Accueil > La relation franco-turque "s’apaise" peut-être ce matin (zaz)

La relation franco-turque "s’apaise" peut-être ce matin (zaz)

par Ocséna, contre le système-ENA

Publie le samedi 31 décembre 2011 par Ocséna, contre le système-ENA - Open-Publishing
4 commentaires

Avertissement

 Comme le lecteur le sait déjà, la mention "zaz" accompagnant nos textes indique une manière
de faire délibérément décalée, qui ambitionne par un éclairage oblique à plus de perspicacité
dans le traitement des questions politiques.

 C’est dans l’humour raté que, selon nos plus brillants détracteurs,
nous sommes de loin franchement les meilleurs.

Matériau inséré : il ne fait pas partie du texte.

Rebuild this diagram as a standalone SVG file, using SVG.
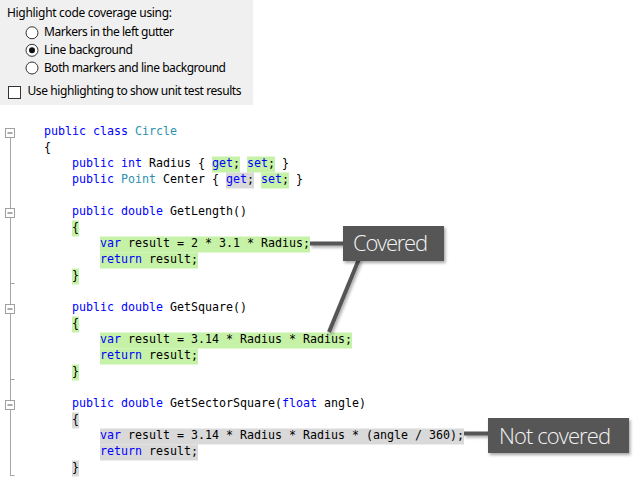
<svg xmlns="http://www.w3.org/2000/svg" width="636" height="485" viewBox="0 0 636 485">
<defs>
<filter id="sh" x="-20%" y="-30%" width="150%" height="180%">
<feDropShadow dx="1.5" dy="2" stdDeviation="1.5" flood-color="#000" flood-opacity="0.35"/>
</filter>
<style>
.ui{font-family:"Noto Sans","Open Sans","Liberation Sans",sans-serif;font-size:12px;fill:#000}
.code{font-family:"DejaVu Sans Mono","Liberation Mono",monospace;font-size:11.63px;fill:#000;white-space:pre}
.kw{fill:#0000ff}
.ty{fill:#2b91af}
.hg{fill:#c6f2a8}
.hn{fill:#d9d9d9}
.gl{stroke:#a5a5a5;stroke-width:1;fill:none}
.gb{fill:#fff;stroke:#a0a0a0;stroke-width:1}
.gm{stroke:#555;stroke-width:1}
.box{fill:#575757}
.lbl{font-family:"Open Sans","Noto Sans","Liberation Sans",sans-serif;font-weight:300;font-size:22px;fill:#f4f4f4}
.con{stroke:#555;stroke-width:4;fill:none}
.rb{fill:#fff;stroke:#333;stroke-width:1}
</style>
</defs>
<rect width="636" height="485" fill="#fff"/>

<g id="options">
<rect x="0" y="0" width="253" height="105" fill="#f0f0f0"/>
<text class="ui" x="7" y="16.5" textLength="165">Highlight code coverage using:</text>
<circle class="rb" cx="32" cy="32.8" r="6"/>
<text class="ui" x="44" y="36.3" textLength="130">Markers in the left gutter</text>
<circle class="rb" cx="32" cy="50.3" r="6"/>
<circle cx="32" cy="50.3" r="3" fill="#111"/>
<text class="ui" x="44" y="53.8" textLength="89">Line background</text>
<circle class="rb" cx="32" cy="68" r="6"/>
<text class="ui" x="44" y="71.7" textLength="182">Both markers and line background</text>
<rect class="rb" x="8.5" y="86.5" width="12" height="12"/>
<text class="ui" x="27.5" y="95.3" textLength="214">Use highlighting to show unit test results</text>
</g>

<g id="gutter">
<line class="gl" x1="10.5" y1="137" x2="10.5" y2="476"/>
<line class="gl" x1="10.5" y1="283.5" x2="14.5" y2="283.5"/>
<line class="gl" x1="10.5" y1="379.5" x2="14.5" y2="379.5"/>
<line class="gl" x1="10.5" y1="475.5" x2="14.5" y2="475.5"/>
<rect class="gb" x="5.5" y="128.5" width="9" height="9"/>
<line class="gm" x1="7.5" y1="133" x2="12.5" y2="133"/>
<rect class="gb" x="5.5" y="208.5" width="9" height="9"/>
<line class="gm" x1="7.5" y1="213" x2="12.5" y2="213"/>
<rect class="gb" x="5.5" y="304.5" width="9" height="9"/>
<line class="gm" x1="7.5" y1="309" x2="12.5" y2="309"/>
<rect class="gb" x="5.5" y="400.5" width="9" height="9"/>
<line class="gm" x1="7.5" y1="405" x2="12.5" y2="405"/>
</g>

<g id="highlights">
<rect class="hg" x="212" y="156.5" width="28" height="16"/>
<rect class="hg" x="247" y="156.5" width="28" height="16"/>
<rect class="hn" x="226" y="172.5" width="28" height="16"/>
<rect class="hg" x="261" y="172.5" width="28" height="16"/>

<rect class="hg" x="72" y="220.5" width="7" height="16"/>
<rect class="hg" x="100" y="236.5" width="210" height="16"/>
<rect class="hg" x="100" y="252.5" width="98" height="16"/>
<rect class="hg" x="72" y="268.5" width="7" height="16"/>

<rect class="hg" x="72" y="316.5" width="7" height="16"/>
<rect class="hg" x="100" y="332.5" width="252" height="16"/>
<rect class="hg" x="100" y="348.5" width="98" height="16"/>
<rect class="hg" x="72" y="364.5" width="7" height="16"/>

<rect class="hn" x="72" y="412.5" width="7" height="16"/>
<rect class="hn" x="100" y="428.5" width="364" height="16"/>
<rect class="hn" x="100" y="444.5" width="98" height="16"/>
<rect class="hn" x="72" y="460.5" width="7" height="16"/>
</g>

<g id="code" class="code" xml:space="preserve">
<text x="44" y="135"><tspan class="kw">public</tspan> <tspan class="kw">class</tspan> <tspan class="ty">Circle</tspan></text>
<text x="44" y="151">{</text>
<text x="72" y="167"><tspan class="kw">public</tspan> <tspan class="kw">int</tspan> Radius { <tspan class="kw">get</tspan>; <tspan class="kw">set</tspan>; }</text>
<text x="72" y="183"><tspan class="kw">public</tspan> <tspan class="ty">Point</tspan> Center { <tspan class="kw">get</tspan>; <tspan class="kw">set</tspan>; }</text>
<text x="72" y="215"><tspan class="kw">public</tspan> <tspan class="kw">double</tspan> GetLength()</text>
<text x="72" y="231">{</text>
<text x="100" y="247"><tspan class="kw">var</tspan> result = 2 * 3.1 * Radius;</text>
<text x="100" y="263"><tspan class="kw">return</tspan> result;</text>
<text x="72" y="279">}</text>
<text x="72" y="311"><tspan class="kw">public</tspan> <tspan class="kw">double</tspan> GetSquare()</text>
<text x="72" y="327">{</text>
<text x="100" y="343"><tspan class="kw">var</tspan> result = 3.14 * Radius * Radius;</text>
<text x="100" y="359"><tspan class="kw">return</tspan> result;</text>
<text x="72" y="375">}</text>
<text x="72" y="407"><tspan class="kw">public</tspan> <tspan class="kw">double</tspan> GetSectorSquare(<tspan class="kw">float</tspan> angle)</text>
<text x="72" y="423">{</text>
<text x="100" y="439"><tspan class="kw">var</tspan> result = 3.14 * Radius * Radius * (angle / 360);</text>
<text x="100" y="455"><tspan class="kw">return</tspan> result;</text>
<text x="72" y="471">}</text>
</g>

<g id="connectors" filter="url(#sh)">
<line class="con" x1="310" y1="243.5" x2="344" y2="243.5"/>
<line class="con" x1="359" y1="259" x2="329" y2="332"/>
<line class="con" x1="464" y1="433.5" x2="489" y2="433.5"/>
</g>

<g id="covered">
<rect class="box" x="343" y="226" width="101" height="35" filter="url(#sh)"/>
<text class="lbl" x="353" y="251" textLength="75">Covered</text>
</g>

<g id="not-covered">
<rect class="box" x="488" y="418" width="141" height="35" filter="url(#sh)"/>
<text class="lbl" x="499" y="443.5" textLength="112">Not covered</text>
</g>
</svg>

**************************************************

Ref. anté

SUBJECT : ARMENIE, FRANCE, TURQUIE : DOULEURS DES AMITIES

http://ocsena.ouvaton.org/article.p...

*************************************************

La relation franco-turque se trouve presque "arrangée" ce matin par deux ou trois trucs dont on ne fera pas explicitement l’analyse, on vous en laisse le soin : La presse de chez nous semble-t-il "écrase" discrètement en effet dans le sens de l’apaisement sans doute, vous ne trouverez même plus en Une de titre du genre "Erdogan hausse le ton", ou La "Turquie menace la France de représailles", etc., etc. Google même a supprimé de ses rubriques hier la mention générale qui fâche : "Génocide arménien".

Donc tout devrait aller pour le mieux : au milieu du blabla relativement "déconnant" sur les lois mémorielles, le travail des historiens, la liberté de réfléchir et le qualificatif supposément exact de génocide, on commence peut-être à s’y retrouver un peu. Le Monde a sorti même quelques articles intellectuellement de qualité, ce qui rassure beaucoup sur l’avenir cérébral du pays (On ne les donne pas en lien, pour ne pas avoir l’air de faire déjà préalablement des options pour vous influencer et faire pencher la balance.).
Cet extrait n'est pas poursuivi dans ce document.